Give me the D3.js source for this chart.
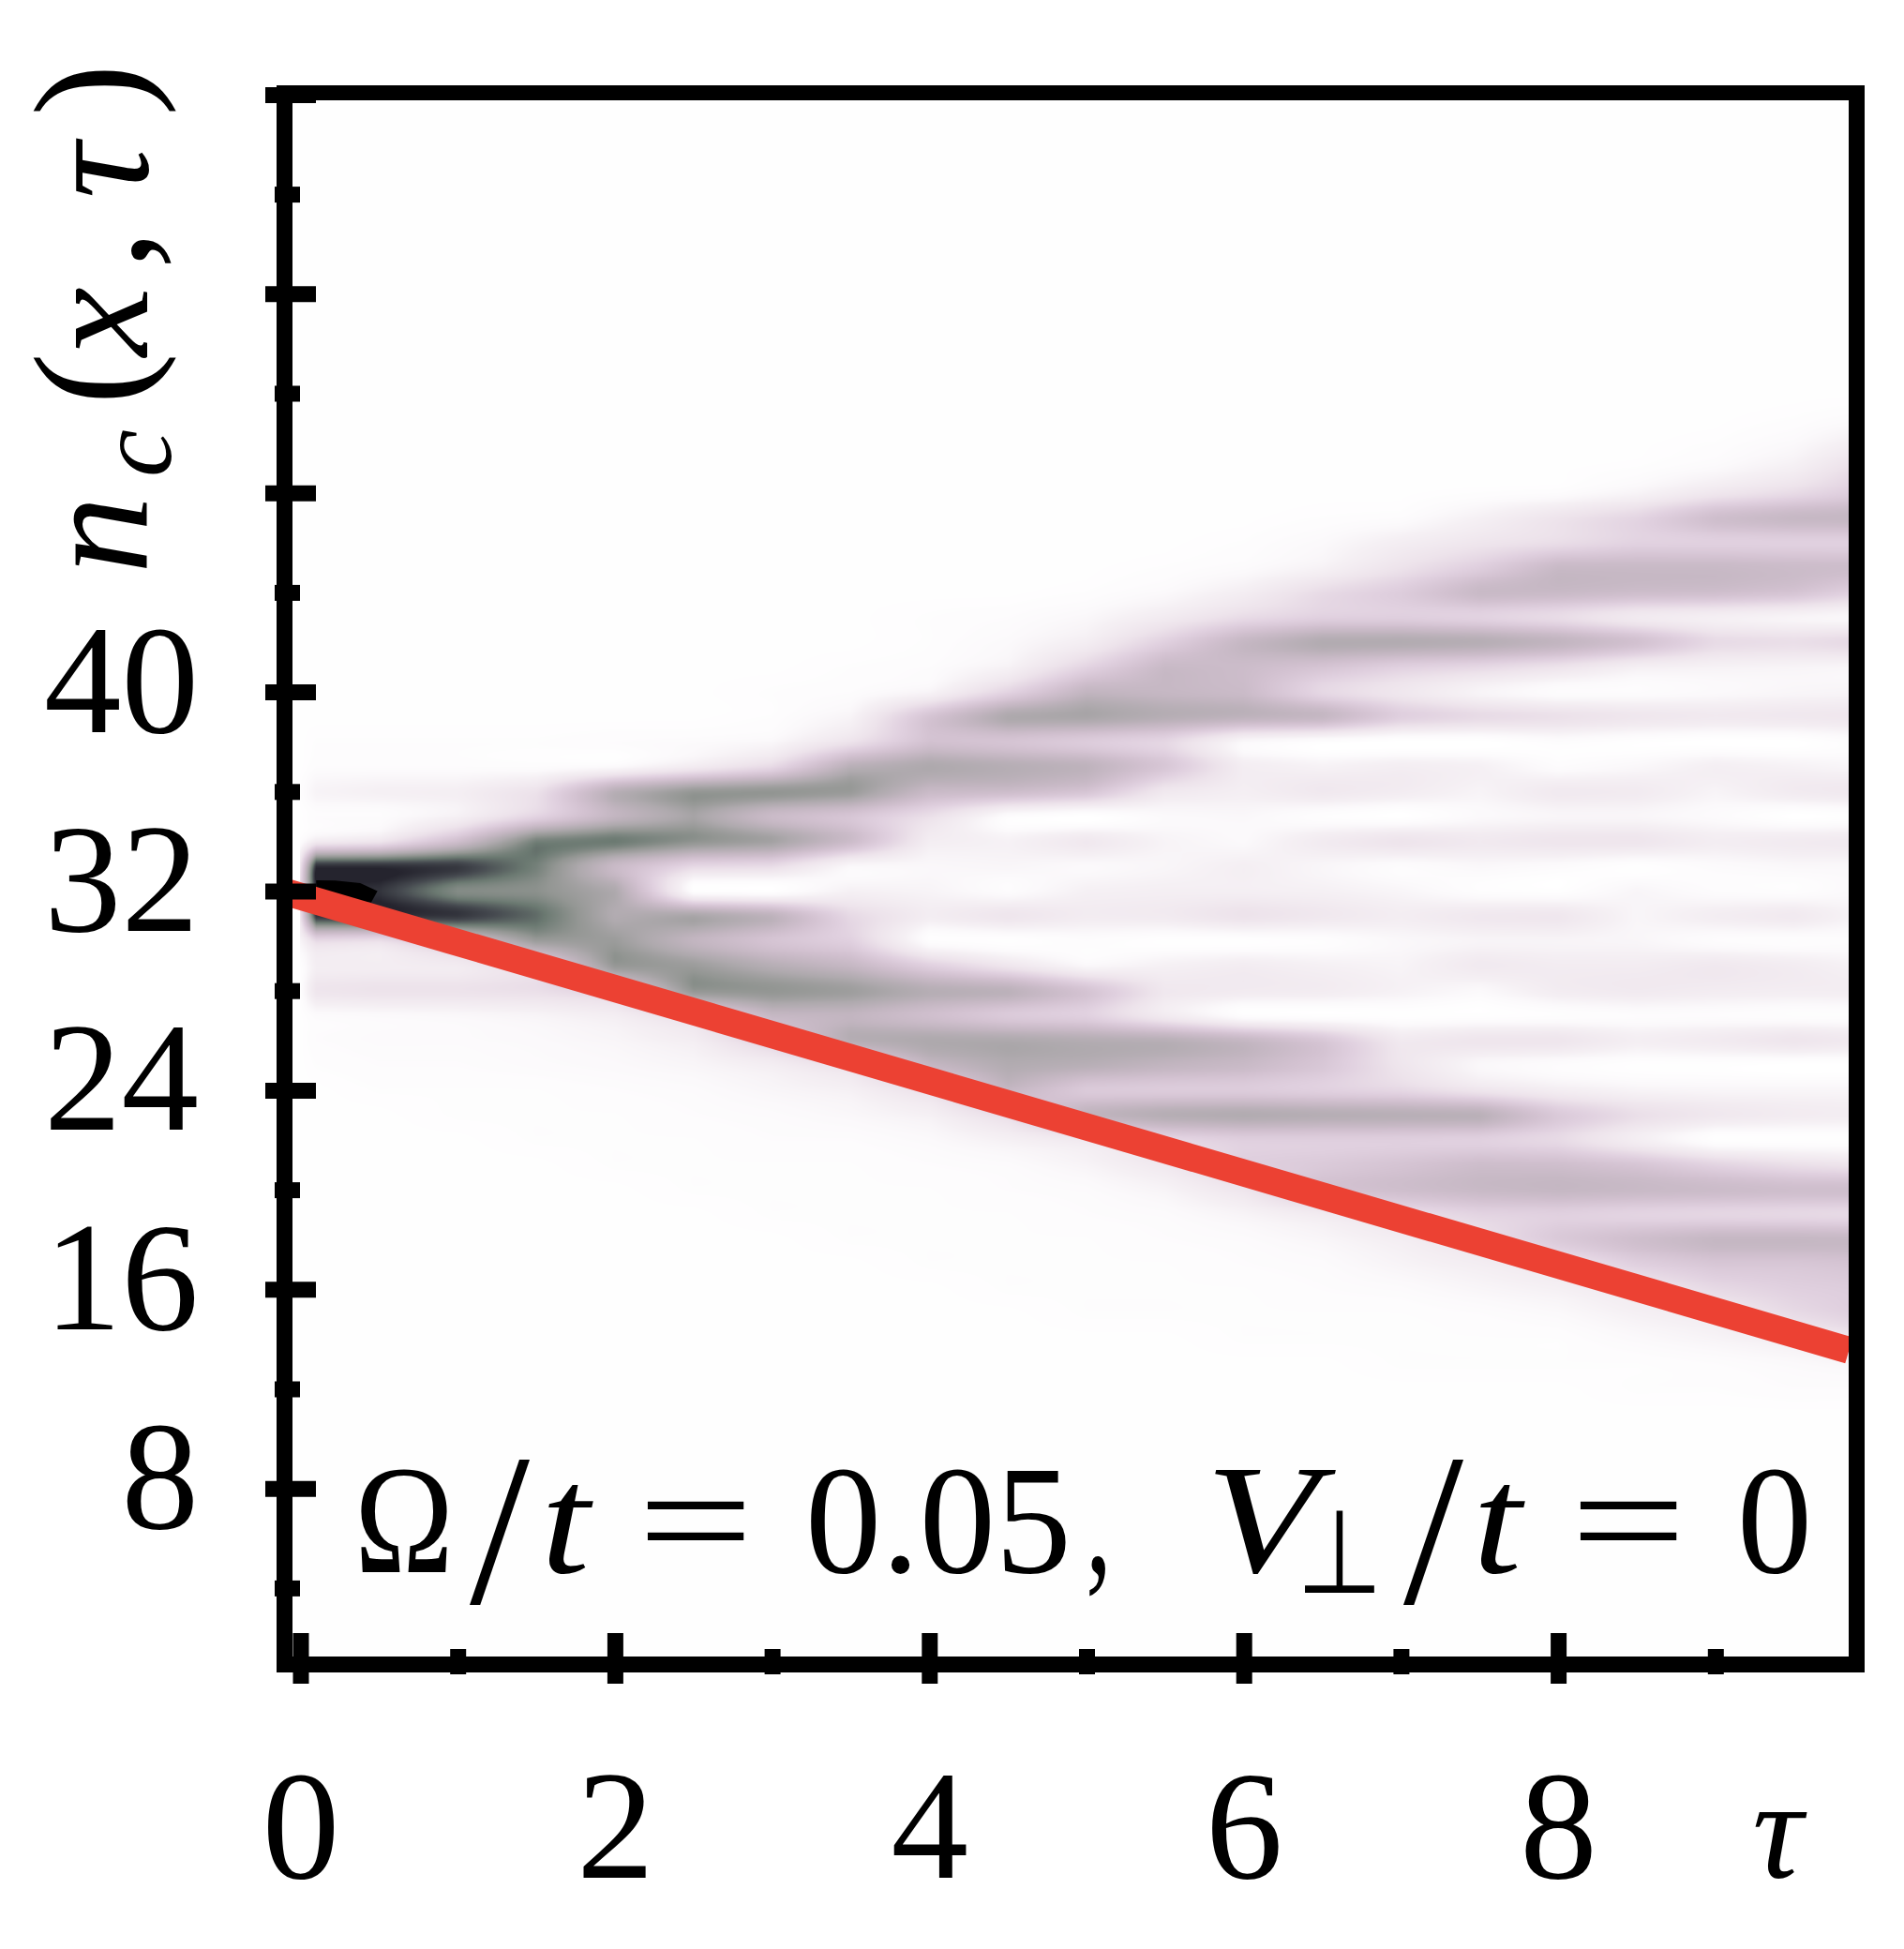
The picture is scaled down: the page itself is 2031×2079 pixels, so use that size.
<!DOCTYPE html>
<html><head><meta charset="utf-8">
<script src="https://cdnjs.cloudflare.com/ajax/libs/d3/7.8.5/d3.min.js"></script>
<style>html,body{margin:0;padding:0;background:#fff}svg{display:block}text{font-family:"Liberation Serif",serif;fill:#000}</style>
</head><body>
<script>
// ---- data ----
const tauColumns = [0,0.1,0.5,1,1.5,2,2.5,3,3.5,4,4.5,5,5.5,6,6.5,7,7.5,8,8.5,9,9.5,9.9];
const s52=[1,1,1,1,1,1,1,1,1,1,1,1,1,1,1,1,1,1,1,1,1,1];
const s51=[1,1,1,1,1,1,1,1,1,1,1,1,1,1,1,1,1,1,1,1,2,4];
const s50=[1,1,1,1,1,1,1,1,1,1,1,1,1,1,1,1,1,1,1,2,5,12];
const s49=[1,1,1,1,1,1,1,1,1,1,1,1,1,1,1,1,1,1,2,5,11,23];
const s48=[1,1,1,1,1,1,1,1,1,1,1,1,1,1,1,1,2,3,8,17,24,32];
const s47=[1,1,1,1,1,1,1,1,1,1,1,1,1,1,2,3,10,19,27,42,47,48];
const s46=[1,1,1,1,1,1,1,1,1,1,1,1,1,2,5,12,18,23,29,30,30,30];
const s45=[1,1,1,1,1,1,1,1,1,1,1,1,2,4,9,20,31,46,46,46,44,43];
const s44=[1,1,1,1,1,1,1,1,1,1,1,2,5,12,24,32,46,46,43,42,38,29];
const s43=[1,1,1,1,1,1,1,1,1,2,3,6,14,24,30,31,29,24,15,11,8,6];
const s42=[1,1,1,1,1,1,1,1,1,2,5,12,30,48,58,58,56,50,40,24,22,25];
const s41=[1,1,1,1,1,1,1,1,2,3,9,28,46,44,38,30,26,20,11,9,8,7];
const s40=[1,1,1,1,1,1,1,2,3,8,28,50,48,45,26,17,8,3,3,5,7,8];
const s39=[1,1,1,1,1,1,1,2,8,38,60,62,56,52,48,30,24,21,17,15,16,17];
const s38=[1,2,2,2,2,3,4,6,20,40,38,33,27,6,2,0,0,3,1,0,0,3];
const s37=[1,3,3,3,3,5,14,25,55,60,56,52,36,12,9,12,10,3,6,11,9,7];
const s36=[2,8,10,11,20,55,69,70,68,46,44,38,16,11,16,13,8,15,14,8,14,16];
const s35=[1,3,3,10,28,50,63,45,37,22,3,0,5,6,2,0,5,7,7,4,0,1];
const s34=[3,14,18,42,78,80,71,64,44,12,9,16,8,5,14,19,15,18,18,12,14,15];
const s33=[20,97,97,94,78,46,26,24,6,6,7,5,7,11,7,3,6,4,1,4,6,6];
const s32=[25,99,96,74,72,60,2,1,10,8,3,10,11,11,10,7,2,1,7,3,2,5];
const s31=[20,96,97,95,83,58,62,52,25,12,18,13,14,20,16,12,16,17,7,12,15,8];
const s30=[8,25,22,40,67,67,50,38,30,2,1,3,1,1,2,6,8,8,7,3,2,3];
const s29=[2,12,12,14,25,69,67,56,48,30,18,6,10,13,10,8,15,13,13,16,13,9];
const s28=[2,18,20,20,22,30,70,70,66,56,53,38,16,14,13,9,5,13,15,13,12,12];
const s27=[1,4,5,6,8,12,25,48,50,42,34,30,14,2,1,1,1,2,3,3,2,2];
const s26=[1,3,4,4,5,7,12,30,56,60,60,57,55,48,36,15,18,18,11,14,18,15];
const s25=[1,2,3,3,4,5,7,12,22,48,58,55,50,46,36,18,6,3,1,1,0,0];
const s24=[1,1,2,2,2,3,4,7,10,22,48,34,33,33,30,26,18,12,8,7,7,7];
const s23=[1,1,1,2,2,2,3,4,6,10,24,50,56,58,56,55,54,34,22,16,13,12];
const s22=[1,1,1,1,2,2,2,3,3,5,10,16,26,31,31,31,30,25,12,1,1,1];
const s21=[1,1,1,1,1,2,2,2,2,3,4,8,16,30,34,38,43,42,37,28,22,19];
const s20=[1,1,1,1,1,1,2,2,2,2,3,4,8,18,38,42,46,48,46,44,42,42];
const s19=[1,1,1,1,1,1,1,2,2,2,2,3,4,8,14,22,28,30,28,27,26,25];
const s18=[1,1,1,1,1,1,1,1,2,2,2,2,3,4,7,12,20,34,42,48,48,47];
const s17=[1,1,1,1,1,1,1,1,1,2,2,2,2,3,4,8,12,18,30,36,36,38];
const s16=[1,1,1,1,1,1,1,1,1,1,2,2,2,2,3,4,7,10,16,25,30,32];
const s15=[1,1,1,1,1,1,1,1,1,1,1,2,2,2,2,2,3,5,10,14,24,30];
const s14=[1,1,1,1,1,1,1,1,1,1,1,1,1,2,2,2,2,2,5,8,12,18];
const s13=[1,1,1,1,1,1,1,1,1,1,1,1,1,1,1,2,2,2,2,3,5,7];
const s12=[1,1,1,1,1,1,1,1,1,1,1,1,1,1,1,1,1,1,2,2,3,3];
const s11=[1,1,1,1,1,1,1,1,1,1,1,1,1,1,1,1,1,1,1,1,1,1];
const siteRows=[s52,s51,s50,s49,s48,s47,s46,s45,s44,s43,s42,s41,s40,s39,s38,s37,s36,s35,s34,s33,s32,s31,s30,s29,s28,s27,s26,s25,s24,s23,s22,s21,s20,s19,s18,s17,s16,s15,s14,s13,s12,s11];
const topSite=52;
const lightConeTau=[-0.1,9.85];
const lightConeSite=[31.97,13.55];
const saturatedTau=[0.1,0.22,0.38,0.49,0.45,0.1];
const saturatedSite=[32.43,32.42,32.32,32,31.55,31.75];
const xMajorTicks=[0,2,4,6,8];
const xMinorTicks=[1,3,5,7,9];
const yMajorTicks=[8,16,24,32,40,48,56,64];
const yMinorTicks=[4,12,20,28,36,44,52,60];
const yLabelled=[8,16,24,32,40];
const colorStops=[0,5,10,20,30,40,50,60,70,80,90,100];
const colorValues=["#ffffff","#fbf9fb","#f5f0f4","#ede3eb","#e0d0df","#d2c1d0","#c2b5c0","#aea9ad","#939693","#6c7a72","#45494f","#25242e"];

// ---- layout ----
const W=2031,H=2079;
const x=d3.scaleLinear().domain([0,9]).range([320.5,1829.8]);
const y=d3.scaleLinear().domain([32,8]).range([950.5,1587.7]);
const inner={l:312,r:1972,t:107,b:1767};
const svg=d3.select("body").append("svg").attr("width",W).attr("height",H).attr("viewBox",`0 0 ${W} ${H}`);
const color=d3.scaleLinear().domain(colorStops).range(colorValues).interpolate(d3.interpolateRgb).clamp(true);

const lut=d3.range(1001).map(i=>d3.rgb(color(i/10)));
function hermite(a,b,c,d,t){
  const t2=t*t,t3=t2*t;
  return 0.5*((2*b)+(-a+c)*t+(2*a-5*b+4*c-d)*t2+(-a+3*b-3*c+d)*t3);
}
function sample(tau,site){
  if(tau<tauColumns[0]) return 0;
  let i=d3.bisectRight(tauColumns,tau)-1;
  i=Math.min(i,tauColumns.length-2);
  const f=Math.min(1,(tau-tauColumns[i])/(tauColumns[i+1]-tauColumns[i]));
  const r=topSite-site;
  const j=Math.floor(r),g=r-j;
  const cell=(jj,ii)=>{
    if(jj<0||jj>=siteRows.length) return 1;
    return siteRows[jj][ii];
  };
  const col=ii=>hermite(cell(j-1,ii),cell(j,ii),cell(j+1,ii),cell(j+2,ii),g);
  return col(i)*(1-f)+col(i+1)*f;
}
const cw=inner.r-inner.l,ch=inner.b-inner.t;
const canvas=document.createElement("canvas");canvas.width=cw;canvas.height=ch;
const ctx=canvas.getContext("2d");
const img=ctx.createImageData(cw,ch);
for(let py=0;py<ch;py++){
  const site=y.invert(py+inner.t+0.5);
  for(let px=0;px<cw;px++){
    const tau=x.invert(px+inner.l+0.5);
    const v=Math.max(0,Math.min(100,sample(tau,site)));
    const c=lut[Math.round(v*10)];
    const k=(py*cw+px)*4;
    img.data[k]=c.r;img.data[k+1]=c.g;img.data[k+2]=c.b;img.data[k+3]=255;
  }
}
ctx.putImageData(img,0,0);
svg.append("image").attr("x",inner.l).attr("y",inner.t).attr("width",cw).attr("height",ch).attr("href",canvas.toDataURL("image/png"));

svg.append("clipPath").attr("id","plotClip").append("rect").attr("x",inner.l).attr("y",inner.t).attr("width",cw).attr("height",ch);
const plot=svg.append("g").attr("clip-path","url(#plotClip)");
plot.append("path").attr("d",d3.line().x(d=>x(d[0])).y(d=>y(d[1])).curve(d3.curveLinearClosed)(d3.zip(saturatedTau,saturatedSite))).attr("fill","#000");
plot.append("path").attr("d",d3.line().x(d=>x(d[0])).y(d=>y(d[1]))(d3.zip(lightConeTau,lightConeSite))).attr("fill","none").attr("stroke","#ec4133").attr("stroke-width",29);

// frame
const frame=[[303.5,1980.5,99,99,16],[303.5,1980.5,1775.5,1775.5,17],[303.5,303.5,91,1784,17],[1980.5,1980.5,91,1784,17]];
svg.selectAll("line.frame").data(frame).join("line").attr("class","frame")
  .attr("x1",d=>d[0]).attr("x2",d=>d[1]).attr("y1",d=>d[2]).attr("y2",d=>d[3]).attr("stroke","#000").attr("stroke-width",d=>d[4]);

// y axis
function yAxis(ticks,x1,x2,fmt){
  const g=svg.append("g").call(d3.axisLeft(y).tickValues(ticks).tickFormat(fmt));
  g.select(".domain").remove();
  g.selectAll(".tick line").attr("x1",x1).attr("x2",x2).attr("stroke","#000").attr("stroke-width",17);
  return g;
}
yAxis(yMinorTicks,293,320,"").selectAll("text").remove();
const gy=yAxis(yMajorTicks,283,337,d=>yLabelled.includes(d)?String(d):"");
gy.attr("font-family",null).attr("font-size",null);
gy.selectAll(".tick text").attr("x",212).attr("dy",null).attr("y",42).attr("text-anchor","end").style("font-size","165px").style("font-family",'"Liberation Serif",serif').attr("fill","#000");

// x axis
function xAxis(ticks,y1,y2,fmt){
  const g=svg.append("g").call(d3.axisBottom(x).tickValues(ticks).tickFormat(fmt));
  g.select(".domain").remove();
  g.selectAll(".tick line").attr("y1",y1).attr("y2",y2).attr("stroke","#000").attr("stroke-width",17);
  return g;
}
xAxis(xMinorTicks,1759,1786,"").selectAll("text").remove();
const gx=xAxis(xMajorTicks,1742,1796,d=>String(d));
gx.attr("font-family",null).attr("font-size",null);
gx.selectAll(".tick text").attr("y",2003).attr("dy",null).attr("text-anchor","middle").style("font-size","165px").style("font-family",'"Liberation Serif",serif').attr("fill","#000");

// x axis title
svg.append("text").attr("x",1896).attr("y",2003).attr("text-anchor","middle").attr("font-size",150).attr("font-style","italic").text("τ");

// y axis title, glyph by glyph (rotated)
const yTitle=[
 {t:"n",b:157,p:612,s:166,i:1},{t:"c",b:182,p:509,s:115,i:1},{t:"(",b:152,p:432,s:168,i:0},
 {t:"x",b:157,p:380,s:166,i:1},{t:",",b:157,p:287,s:166,i:0},{t:"τ",b:157,p:212,s:166,i:1},{t:")",b:152,p:124,s:168,i:0}];
svg.selectAll("text.ytitle").data(yTitle).join("text").attr("class","ytitle")
  .attr("transform",d=>`translate(${d.b},${d.p}) rotate(-90)`)
  .attr("font-size",d=>d.s).attr("font-style",d=>d.i?"italic":"normal").text(d=>d.t);

// annotation, token by token
const note=[
 {t:"Ω",l:378,w:106,s:165,i:0,b:1677},{t:"/",l:501,w:64,s:230,i:0,b:1710},{t:"t",l:577,w:52,s:165,i:1,b:1677},
 {t:"=",l:680,w:124,s:165,i:0,b:1677},{t:"0.05",l:859,w:284,s:165,i:0,b:1677},{t:",",l:1158,w:28,s:165,i:0,b:1677},
 {t:"V",l:1286,w:120,s:165,i:1,b:1677},{t:"⊥",l:1383,w:92,s:125,i:0,b:1699},{t:"/",l:1497,w:64,s:230,i:0,b:1710},
 {t:"t",l:1571,w:52,s:165,i:1,b:1677},{t:"=",l:1675,w:124,s:165,i:0,b:1677},{t:"0",l:1853,w:80,s:165,i:0,b:1677}];
svg.selectAll("text.note").data(note).join("text").attr("class","note")
  .attr("x",d=>d.l).attr("y",d=>d.b).attr("font-size",d=>d.s).attr("font-style",d=>d.i?"italic":"normal")
  .attr("textLength",d=>d.w).attr("lengthAdjust","spacingAndGlyphs").text(d=>d.t);
</script>
</body></html>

**Task to complete**
Report how many lines contain "picture". Give nothing but the number.

**The answer**
1